En attendant, l’armée russe fait ce qu’elle sait faire : bombarder à outrance, à défaut de pouvoir résister au sol. Elle poursuit la stratégie de la terreur en visant les civils. Les centres-villes ici, une aire de jeux pour enfants là, des immeubles, un parc. Couper l’électricité, les réseaux internet. Créer le chaos, susciter l’effroi. Réponse d’un président vengeur.

Qui s’inscrit dans la continuité de ce que Poutine a entrepris depuis l’invasion le 24 février. Difficile d’y voir ce que le président français Emmanuel Macron appelle « un changement profond de la nature de cette guerre ». Surtout, la réplique conforte les États-Unis et l’Europe à intensifier leur aide. L’Allemagne, par exemple, fournit à l’Ukraine un système antimissile. Les opinions publiques européennes que l’on craignait de voir fléchir, retrouvent de l’empathie pour les Ukrainiens.

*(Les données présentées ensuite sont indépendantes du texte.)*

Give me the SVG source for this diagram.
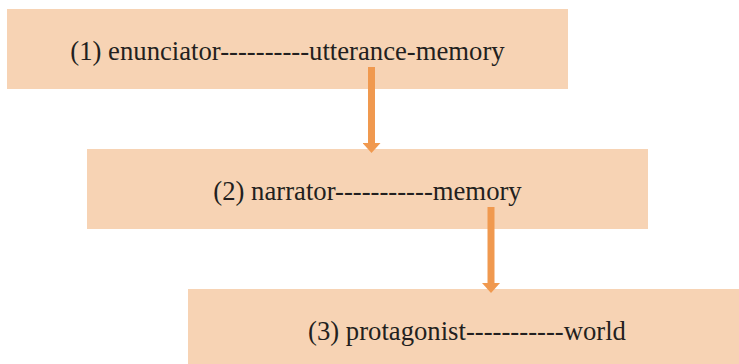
<svg xmlns="http://www.w3.org/2000/svg" width="739" height="364" viewBox="0 0 739 364">
<style>
.box{fill:#F7D3B4;}
.lbl{font-family:"Liberation Serif","Times New Roman",serif;font-size:26.7px;fill:#231F20;text-anchor:middle;}
.arr{stroke:#F0994F;stroke-width:7;fill:none;}
</style>
<defs>
<marker id="ah" markerUnits="userSpaceOnUse" markerWidth="10" markerHeight="18" refX="0" refY="9" orient="auto" viewBox="0 0 10 18">
<path d="M0,0 L10,9 L0,18 Z" fill="#F0994F"/>
</marker>
</defs>
<rect width="739" height="364" fill="#FFFFFF"/>
<g id="node1">
<rect class="box" x="7" y="9" width="561" height="80"/>
<text class="lbl" x="287.5" y="60">(1) enunciator----------utterance-memory</text>
</g>
<g id="node2">
<rect class="box" x="87" y="149" width="561" height="80"/>
<text class="lbl" x="367.5" y="200">(2) narrator-----------memory</text>
</g>
<g id="node3">
<rect class="box" x="188" y="289" width="555" height="80"/>
<text class="lbl" x="467" y="340">(3) protagonist-----------world</text>
</g>
<g id="connectors">
<line class="arr" x1="371.5" y1="67" x2="371.5" y2="143" marker-end="url(#ah)"/>
<line class="arr" x1="491" y1="207" x2="491" y2="283" marker-end="url(#ah)"/>
</g>
</svg>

Le geste vengeur de Poutine nous renseigne surtout sur sa psychologie et sa volonté d’aller jusqu’au bout. Mais le dictateur devra répondre un jour de ses crimes devant un tribunal. Car cela arrive parfois, aussi invraisemblable que cela puisse paraître aujourd’hui. C’est aussi à cela que la fureur peut conduire.